**EXERCISE:** Copy the lines below as they are; omit the images they contain.

**SOURCE EXCERPT:**
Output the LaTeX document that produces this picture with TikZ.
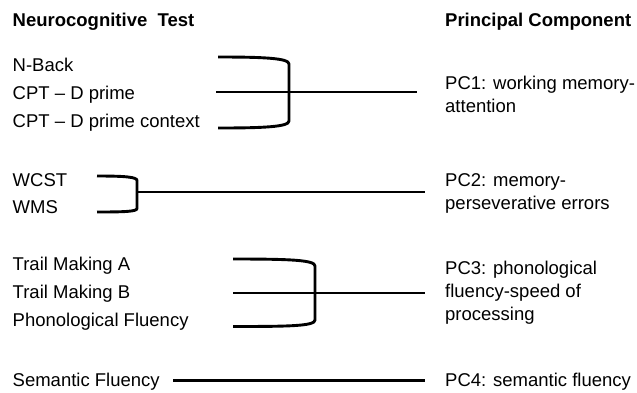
\documentclass[tikz,border=0pt]{standalone}
\usepackage{fontspec}
\setmainfont{Liberation Sans}
\begin{document}
\begin{tikzpicture}[x=1pt,y=-1pt,
  txt/.style={anchor=base west,inner sep=0pt,font=\fontsize{18.5}{23}\selectfont},
  hdr/.style={anchor=base west,inner sep=0pt,font=\fontsize{18.5}{23}\selectfont\bfseries},
  pctxt/.style={anchor=north west,inner sep=0pt,align=left,font=\fontsize{18.5}{23}\selectfont},
  brace/.style={line width=2.9pt,line join=round},
  link/.style={line width=2.5pt}]
\useasboundingbox (0,0) rectangle (637,392);
% headers
\node[hdr] (h1) at (12.5,26.5) {Neurocognitive~~Test};
\node[hdr] (h2) at (445,26.5) {Principal Component};
% group 1
\node[txt] (nback) at (12.5,71.5) {N-Back};
\node[txt] (cptd) at (12.5,99.5) {CPT -- D prime};
\node[txt] (cptc) at (12.5,127.5) {CPT -- D prime context};
\node[pctxt] (pc1) at (445,76.2) {PC1: working memory-\\attention};
\coordinate (a1) at (218,57);
\coordinate (b1) at (218,128);
\coordinate (m1s) at (216,92);
\coordinate (m1e) at (417,92);
\draw[brace] (a1) .. controls (262,57) and (289,58) .. (289,64) -- (289,121) .. controls (289,127) and (262,128) .. (b1);
\draw[link] (m1s) -- (m1e);
% group 2
\node[txt] (wcst) at (12.5,186) {WCST};
\node[txt] (wms) at (12.5,213) {WMS};
\node[pctxt] (pc2) at (445,173.2) {PC2: memory-\\perseverative errors};
\coordinate (a2) at (97,176);
\coordinate (b2) at (97,212);
\coordinate (m2s) at (137,192);
\coordinate (m2e) at (425,192);
\draw[brace] (a2) .. controls (125,176) and (137,177) .. (137,180.5) -- (137,208.5) .. controls (137,211.5) and (125,212) .. (b2);
\draw[link] (m2s) -- (m2e);
% group 3
\node[txt] (tma) at (12.5,270.5) {Trail Making A};
\node[txt] (tmb) at (12.5,298.5) {Trail Making B};
\node[txt] (phon) at (12.5,326.5) {Phonological Fluency};
\node[pctxt] (pc3) at (445,260.7) {PC3: phonological\\fluency-speed of\\processing};
\coordinate (a3) at (233,259);
\coordinate (b3) at (233,326.5);
\coordinate (m3s) at (233,293);
\coordinate (m3e) at (425,293);
\draw[brace] (a3) .. controls (290,259) and (315,260) .. (315,266) -- (315,320) .. controls (315,326) and (290,326.5) .. (b3);
\draw[link] (m3s) -- (m3e);
% group 4
\node[txt] (sem) at (12.5,386.5) {Semantic Fluency};
\node[txt] (pc4) at (445,386.5) {PC4: semantic fluency};
\coordinate (m4s) at (173,380.5);
\coordinate (m4e) at (425,380.5);
\draw[brace] (m4s) -- (m4e);
\end{tikzpicture}
\end{document}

**TASK RESPONSE:**
Output the LaTeX document that produces this picture with TikZ.
\documentclass[tikz,border=0pt]{standalone}
\usepackage{fontspec}
\setmainfont{Liberation Sans}
\begin{document}
\begin{tikzpicture}[x=1pt,y=-1pt,
  txt/.style={anchor=base west,inner sep=0pt,font=\fontsize{18.5}{23}\selectfont},
  hdr/.style={anchor=base west,inner sep=0pt,font=\fontsize{18.5}{23}\selectfont\bfseries},
  pctxt/.style={anchor=north west,inner sep=0pt,align=left,font=\fontsize{18.5}{23}\selectfont},
  brace/.style={line width=2.9pt,line join=round},
  link/.style={line width=2.5pt}]
\useasboundingbox (0,0) rectangle (637,392);
% headers
\node[hdr] (h1) at (12.5,26.5) {Neurocognitive~~Test};
\node[hdr] (h2) at (445,26.5) {Principal Component};
% group 1
\node[txt] (nback) at (12.5,71.5) {N-Back};
\node[txt] (cptd) at (12.5,99.5) {CPT -- D prime};
\node[txt] (cptc) at (12.5,127.5) {CPT -- D prime context};
\node[pctxt] (pc1) at (445,76.2) {PC1: working memory-\\attention};
\coordinate (a1) at (218,57);
\coordinate (b1) at (218,128);
\coordinate (m1s) at (216,92);
\coordinate (m1e) at (417,92);
\draw[brace] (a1) .. controls (262,57) and (289,58) .. (289,64) -- (289,121) .. controls (289,127) and (262,128) .. (b1);
\draw[link] (m1s) -- (m1e);
% group 2
\node[txt] (wcst) at (12.5,186) {WCST};
\node[txt] (wms) at (12.5,213) {WMS};
\node[pctxt] (pc2) at (445,173.2) {PC2: memory-\\perseverative errors};
\coordinate (a2) at (97,176);
\coordinate (b2) at (97,212);
\coordinate (m2s) at (137,192);
\coordinate (m2e) at (425,192);
\draw[brace] (a2) .. controls (125,176) and (137,177) .. (137,180.5) -- (137,208.5) .. controls (137,211.5) and (125,212) .. (b2);
\draw[link] (m2s) -- (m2e);
% group 3
\node[txt] (tma) at (12.5,270.5) {Trail Making A};
\node[txt] (tmb) at (12.5,298.5) {Trail Making B};
\node[txt] (phon) at (12.5,326.5) {Phonological Fluency};
\node[pctxt] (pc3) at (445,260.7) {PC3: phonological\\fluency-speed of\\processing};
\coordinate (a3) at (233,259);
\coordinate (b3) at (233,326.5);
\coordinate (m3s) at (233,293);
\coordinate (m3e) at (425,293);
\draw[brace] (a3) .. controls (290,259) and (315,260) .. (315,266) -- (315,320) .. controls (315,326) and (290,326.5) .. (b3);
\draw[link] (m3s) -- (m3e);
% group 4
\node[txt] (sem) at (12.5,386.5) {Semantic Fluency};
\node[txt] (pc4) at (445,386.5) {PC4: semantic fluency};
\coordinate (m4s) at (173,380.5);
\coordinate (m4e) at (425,380.5);
\draw[brace] (m4s) -- (m4e);
\end{tikzpicture}
\end{document}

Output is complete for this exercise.